Opinion
No. 92-2583
Submitted January 12, 1994 —
Decided March 2, 1994.
APPEAL from the Court of Appeals for Franklin County, No. 92AP-485.
Daniel J. Igoe, for appellant.
Crabbe, Brown, Jones, Potts Schmidt, John M. Gonzales and William H. Jones, for appellee.
The judgment of the court of appeals is reversed on the authority of Savoie v. Grange Mut. Ins. Co. (1993), 67 Ohio St.3d 500, 620 N.E.2d 809, and the cause is remanded to the trial court for application of Savoie.
A.W. SWEENEY, DOUGLAS, RESNICK, F.E. SWEENEY and PFEIFER, JJ., concur.
MOYER, C.J., concurs separately.
WRIGHT, J., dissents.
I concur separately in the judgment entry in the above-styled case. As my dissent in Savoie v. Grange Mut. Ins. Co. (1993), 67 Ohio St.3d 500, 620 N.E.2d 809, stated, I do not agree with the law announced in the majority decision.

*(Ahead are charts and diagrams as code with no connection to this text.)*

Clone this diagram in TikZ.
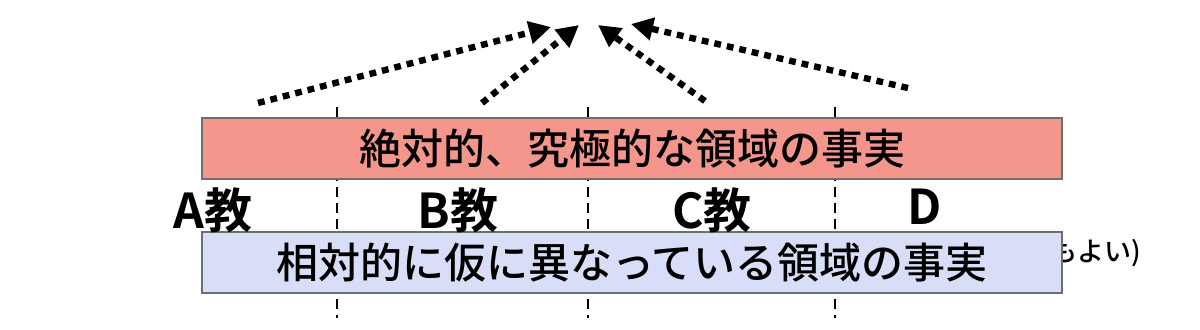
\documentclass[tikz,border=0pt]{standalone}
\usepackage{fontspec}
\setmainfont{Noto Sans CJK JP}
\newfontfamily\jpb{Noto Sans CJK JP Bold}
\newfontfamily\jpm{Noto Sans CJK JP Medium}
\usetikzlibrary{arrows.meta}
\definecolor{boxred}{HTML}{F5968C}
\definecolor{boxblue}{HTML}{D8DEF7}
\definecolor{boxedge}{HTML}{6E6E6E}
\tikzset{
  band/.style={draw=boxedge, line width=1pt, minimum width=430pt, minimum height=30.5pt, inner sep=0pt, font=\jpm\fontsize{21}{24}\selectfont},
  divider/.style={line width=1pt, dash pattern=on 5pt off 3pt},
  pointer/.style={line width=3.2pt, dash pattern=on 3.4pt off 3pt, -{Triangle[length=11pt,width=11pt]}},
  sect/.style={font=\jpb\fontsize{24}{26}\selectfont, inner sep=0pt},
}
\begin{document}
\begin{tikzpicture}[x=0.5pt,y=-0.5pt]
\useasboundingbox (0,0) rectangle (1200,329);
% dividers
\foreach \xx [count=\i] in {337,588,835} {
  \coordinate (dt\i) at (\xx,107);
  \coordinate (db\i) at (\xx,318);
  \draw[divider] (dt\i) -- (db\i);
}
% partially hidden note
\node[anchor=east, inner sep=0pt, font=\jpm\fontsize{13.5}{15}\selectfont] (note) at (1142,253) {もよい)};
% bands
\node[band, fill=boxred] (abs) at (632,148.5) {絶対的、究極的な領域の事実};
\node[band, fill=boxblue] (rel) at (632,262.5) {相対的に仮に異なっている領域の事実};
% section labels
\node[sect] (la) at (213,210) {A教};
\node[sect] (lb) at (458,210) {B教};
\node[sect] (lc) at (712,210) {C教};
\node[sect] (ld) at (925,207) {D};
% pointers
\coordinate (s1) at (258,103); \coordinate (e1) at (551,27);
\coordinate (s2) at (482,103); \coordinate (e2) at (579,25);
\coordinate (s3) at (705,101); \coordinate (e3) at (598,25);
\coordinate (s4) at (908,88);  \coordinate (e4) at (631,24);
\draw[pointer] (s1) -- (e1);
\draw[pointer] (s2) -- (e2);
\draw[pointer] (s3) -- (e3);
\draw[pointer] (s4) -- (e4);
\end{tikzpicture}
\end{document}
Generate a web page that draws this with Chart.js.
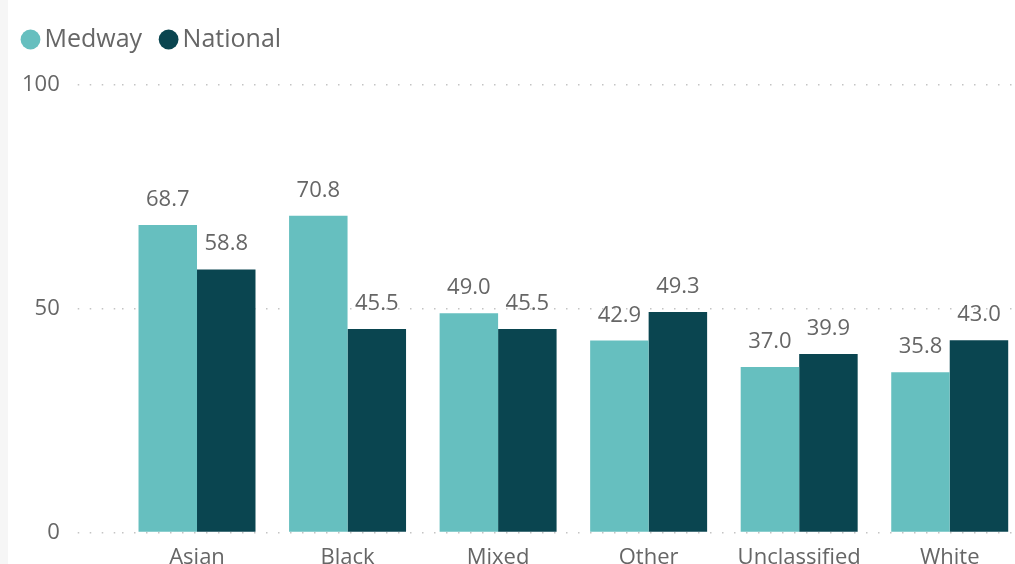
<!DOCTYPE html>
<html>
<head>
<meta charset="utf-8">
<script src="https://cdn.jsdelivr.net/npm/chart.js@4"></script>
<style>
  html, body { margin: 0; padding: 0; background: #fff; overflow: hidden; }
  body { width: 1015px; height: 564px; position: relative; }
  #strip { position: absolute; left: 0; top: 0; width: 8px; height: 564px; background: #f6f6f6; }
  #wrap { position: absolute; left: 0; top: 0; width: 1025px; height: 575px; }
</style>
</head>
<body>
<div id="wrap"><canvas id="myChart"></canvas></div>
<div id="strip"></div>
<script>
// data
const categories = ['Asian', 'Black', 'Mixed', 'Other', 'Unclassified', 'White'];
const medway = [68.7, 70.8, 49.0, 42.9, 37.0, 35.8];
const national = [58.8, 45.5, 45.5, 49.3, 39.9, 43.0];
const yTicks = [0, 50, 100];

const fontFam = '"Open Sans", "Noto Sans", sans-serif';
const grey = '#666666';
const dots = [1.5, 10.5];

// draws the value above every bar
const barLabels = {
    id: 'barLabels',
    afterDatasetsDraw(chart) {
        const ctx = chart.ctx;
        ctx.save();
        ctx.font = '22px ' + fontFam;
        ctx.fillStyle = grey;
        ctx.textAlign = 'center';
        ctx.textBaseline = 'alphabetic';
        chart.data.datasets.forEach((ds, i) => {
            chart.getDatasetMeta(i).data.forEach((bar, j) => {
                ctx.fillText(ds.data[j].toFixed(1), bar.x, bar.y - 19);
            });
        });
        ctx.restore();
    }
};

// more room under the legend
const legendGap = {
    id: 'legendGap',
    beforeInit(chart) {
        const fit = chart.legend.fit;
        chart.legend.fit = function () {
            fit.call(this);
            this.height += 23;
        };
    }
};

const ctx = document.getElementById('myChart');
new Chart(ctx, {
    type: 'bar',
    data: {
        labels: categories,
        datasets: [{
            label: 'Medway',
            data: medway,
            backgroundColor: '#66BFBF'
        }, {
            label: 'National',
            data: national,
            backgroundColor: '#0A4550'
        }]
    },
    options: {
        responsive: true,
        maintainAspectRatio: false,
        animation: false,
        layout: { padding: { top: 2, left: 4, right: 0, bottom: 0 } },
        datasets: {
            bar: { categoryPercentage: 0.777, barPercentage: 1.0 }
        },
        plugins: {
            tooltip: { enabled: false },
            legend: {
                position: 'top',
                align: 'start',
                labels: {
                    usePointStyle: true,
                    pointStyle: 'circle',
                    boxWidth: 3,
                    boxHeight: 14,
                    padding: 25,
                    color: grey,
                    font: { family: fontFam, size: 25 }
                }
            }
        },
        scales: {
            x: {
                grid: { display: false },
                border: { display: false },
                ticks: { color: grey, font: { family: fontFam, size: 22 }, padding: 4 }
            },
            y: {
                min: 0,
                max: 100,
                afterBuildTicks: axis => { axis.ticks = yTicks.map(v => ({ value: v })); },
                border: { display: false, dash: dots },
                grid: {
                    color: '#c4c4c4',
                    lineWidth: 1.5,
                    tickLength: 44,
                    tickBorderDash: dots,
                    tickColor: '#c4c4c4'
                },
                ticks: { color: grey, font: { family: fontFam, size: 22 }, padding: 18 }
            }
        }
    },
    plugins: [barLabels, legendGap]
});
</script>
</body>
</html>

Nevertheless, it is the law on the issue in the above-styled case. As I believe all parties should receive equal application of the law announced by this court, and only for that reason, I concur in the judgment entry.
I must dissent in continuing protest to the majority's sundry holdings in Savoie v. Grange Mut. Ins. Co. (1993), 67 Ohio St.3d 500, 620 N.E.2d 809. As stated in the dissent in Savoie, that holding lacks sound reasoning, reverses ten years of established case law and flouts the will of the General Assembly. Thus, I feel compelled to remain in this posture until the General Assembly has had the opportunity to undo the damage caused to the public by this unfortunate, result-oriented decision.